In other words, they have low demand for high supply. Consequently, investments in these protocols are less profitable compared to those in early-stage protocols that are just launching their services. Such early-stage protocols, on the other hand, usually struggle to attract liquidity, which results in higher APY even on small investments.

Liquidity Provider Cycle

This situation creates an infinite cycle where liquidity providers must actively manage their investments to achieve reasonable returns. They need to constantly search for new protocols offering high APY and shift their liquidity from older protocols that no longer generate sufficient returns.

Liquidity Provider Cycle


The efficiency of a liquidity provider’s strategy depends on how quickly and accurately they can find protocols near their Efficiency Peak. The more frequent the liquidity provider can be in this cycle, the higher returns he can get for its investments.

Yield Aggregators

To automate this process, DeFi has introduced yield aggregators.
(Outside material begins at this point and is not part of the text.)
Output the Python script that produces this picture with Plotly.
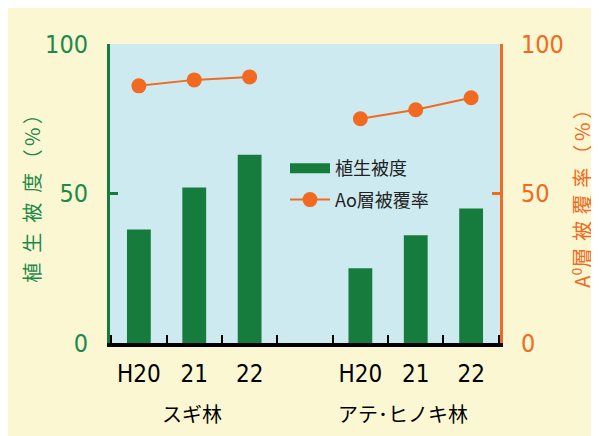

In comparison, many aggregators operate by collecting fees from a single protocol per token, working more like yield optimizers. However, more mature solutions distribute liquidity across different protocols based on the current yield potential. As a result, they can control larger capital amounts for longer periods while still generating good returns for their users.


Yield Aggregator Cycle


Such aggregators can monitor and search for new protocols in which they can move liquidity in a more systematic manner. This workflow is quite similar to investment funds in traditional finances. They basically cover their service of monitoring the market and integrating with new protocols through performance fees on the revenue they generate for their liquidity providers.


This business model appears promising, but in reality, it is very complex to implement it safely and profitably at the same time. I will cover the challenges of this model and possible solutions in future articles.